In spite of the assertions made in various works, the cultivation of this plant is rarely indicated in America. I note, however, on Grisebach’s authority,[637 - Grisebach, Fl. of Brit. West Ind., p. 97.] that it has become naturalized in Jamaica from gardens, as often happens in the case of cultivated annuals.
Sumach.—Rhus coriaria.
This tree is cultivated in Spain and Italy[638 - Bosc, Dict. d’Agric., at the word “Sumac.”] for the young shoots and leaves, which are dried and made into a powder for tanning. I recently saw a plantation in Sicily, of which the product was exported to America.
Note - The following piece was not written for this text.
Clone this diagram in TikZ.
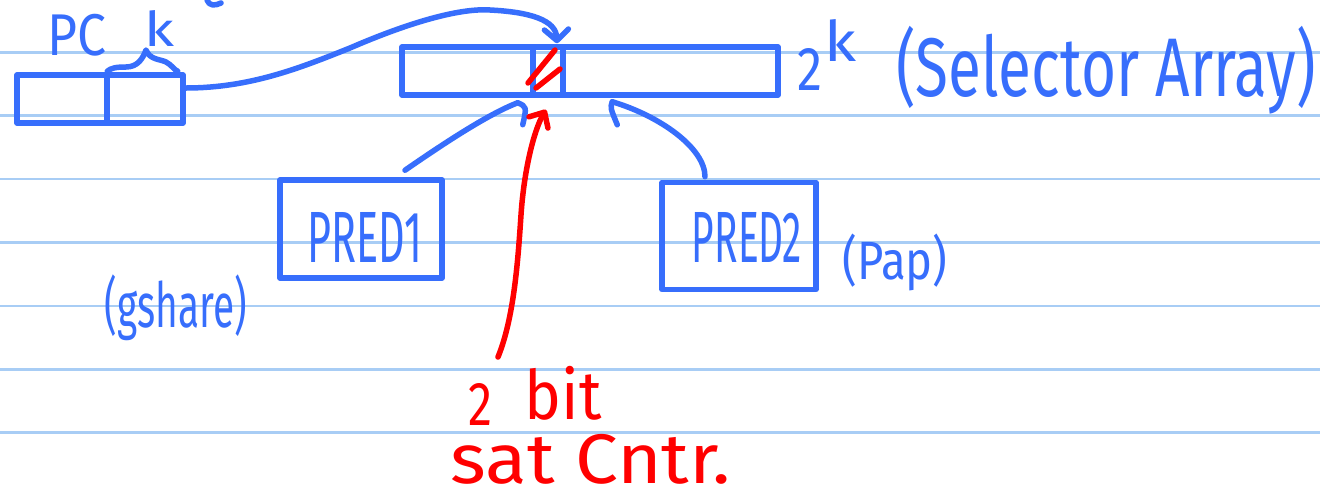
\documentclass[tikz,border=0pt]{standalone}
\usepackage{fontspec}
\setmainfont{Fira Sans}
\usetikzlibrary{arrows.meta,calc}
\definecolor{ink}{RGB}{55,110,252}
\definecolor{redink}{RGB}{255,0,0}
\definecolor{rulecol}{RGB}{168,205,245}
% squeeze a handwritten-style label into a given width and height
\newcommand{\hand}[3]{\resizebox*{#1pt}{#2pt}{#3}}
\tikzset{
  pen/.style={draw=ink, line width=5.5pt, line cap=round, line join=round},
  redpen/.style={draw=redink, line width=5.5pt, line cap=round, line join=round},
  cellbox/.style={pen, rectangle, inner sep=0pt},
  bluetxt/.style={text=ink, inner sep=0pt},
  redtxt/.style={text=redink, inner sep=0pt},
  ruling/.style={draw=rulecol, line width=2.5pt},
  vbarb/.style={-{Straight Barb[length=11pt,width=24pt,round]}},
}
\begin{document}
\begin{tikzpicture}[x=1pt,y=-1pt]
\useasboundingbox[fill=white] (0,0) rectangle (1320,496);

% ruled paper
\foreach \yy in {52.3,115.7,179.1,242.5,305.9,369.3,432.7}
  \draw[ruling] (0,\yy) -- (1320,\yy);

% stray stroke at the top edge
\draw[pen] (207,0) .. controls (209,6) and (215,6) .. (221,3);

% PC register: high bits and low k bits
\node[cellbox, minimum width=90pt, minimum height=48pt] (pchi) at (62,99) {};
\node[cellbox, minimum width=76pt, minimum height=48pt] (pclo) at (145,99) {};
\node[bluetxt] (pclbl) at (77,35) {\hand{59}{42}{PC}};
\node[bluetxt] (klbl) at (160,28) {\hand{30}{36}{k}};
% brace over the k low bits
\draw[pen] ($(pclo.north west)+(3,-1)$) .. controls (111,68) and (116,67) .. (126,67)
  .. controls (138,67) and (143,58) .. (146,50)
  .. controls (150,60) and (160,59) .. (166,62)
  .. controls (172,65) and (174,70) .. ($(pclo.north east)+(-8,-1)$);

% selector array with the indexed entry
\node[cellbox, minimum width=131pt, minimum height=48pt] (selL) at (467.5,71) {};
\node[cellbox, minimum width=30pt, minimum height=48pt] (cell) at (548,71) {};
\node[cellbox, minimum width=215pt, minimum height=48pt] (selR) at (670.5,71) {};
\draw[redpen] ($(cell.center)+(7,-21)$) -- ($(cell.center)+(-20,12)$);
\draw[redpen] ($(cell.center)+(12,-2)$) -- ($(cell.center)+(-12,17)$);

\node[bluetxt] (two) at (810,69) {\hand{25}{42}{2}};
\node[bluetxt] (kexp) at (840,40) {\hand{32}{42}{k}};
\node[bluetxt] (sellbl) at (1106,70) {\hand{419}{88}{(Selector Array)}};

% index from the PC into the selector array
\coordinate (selin) at ($(cell.north)+(9,-1)$);
\draw[pen, vbarb] ([yshift=11pt]pclo.east) .. controls (250,88) and (300,68) .. (350,48)
  .. controls (410,22) and (460,8) .. (490,10)
  .. controls (530,12) and (556,20) .. (selin);

% the two predictors
\node[cellbox, minimum width=162pt, minimum height=98pt] (p1) at (361,229) {};
\node[bluetxt] (p1lbl) at (365,237) {\hand{115}{50}{PRED1}};
\node[bluetxt] (gsh) at (176,308) {\hand{142}{66}{(gshare)}};

\node[cellbox, minimum width=154pt, minimum height=107pt] (p2) at (739,236) {};
\node[bluetxt] (p2lbl) at (747,237) {\hand{110}{50}{PRED2}};
\node[bluetxt] (pap) at (895,262) {\hand{105}{57}{(Pap)}};

% predictor updates into the array
\coordinate (p1in) at ([xshift=-18pt,yshift=-5pt]selL.south east);
\draw[pen] ([xshift=44pt,yshift=7pt]p1.north) .. controls (440,146) and (488,114) .. (p1in);
\draw[pen] (p1in) .. controls ($(p1in)+(9,4)$) .. ($(p1in)+(5,22)$);

\coordinate (p2in) at ([xshift=52pt,yshift=-4pt]selR.south west);
\draw[pen] ([xshift=-34pt,yshift=3pt]p2.north) .. controls (705,148) and (660,116) .. (p2in);
\draw[pen] (p2in) .. controls ($(p2in)+(-2,6)$) .. ($(p2in)+(5,23)$);

% 2-bit saturating counter
\node[redtxt] (cnt2) at (480,404) {\hand{24}{42}{2}};
\node[redtxt] (bitlbl) at (563,393) {\hand{77}{54}{bit}};
\node[redtxt] (satlbl) at (591,459) {\hand{280}{50}{sat Cntr.}};
\coordinate (cfoot) at (498,357);
\coordinate (cellin) at ([xshift=-2pt,yshift=-12pt]cell.south);
\draw[redpen, -{Straight Barb[length=12pt,width=22pt,round]}] (cfoot)
  .. controls (514,318) and (518,260) .. (521,215)
  .. controls (524,170) and (534,130) .. (cellin);
\end{tikzpicture}
\end{document}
As oak-bark becomes more rare and substances for tanning are more in demand, it is probable that this cultivation will spread; all the more that it is suitable to sandy, sterile regions. In Algeria, Australia, at the Cape, and in the Argentine Republic, it might be introduced with advantage.[639 - The conditions and methods of the culture of the sumach are the subject of an important paper by Inzenga, translated in the Bull. Soc. d’Acclim., Feb. 1877. In the Trans. Bot. Soc. of Edinburgh, ix. p. 341, may be seen an extract from an earlier paper by the author on the same subject.] Ancient peoples used the slightly acid fruits as a seasoning, and the custom has lingered here and there; but I find no proof that they cultivated the species.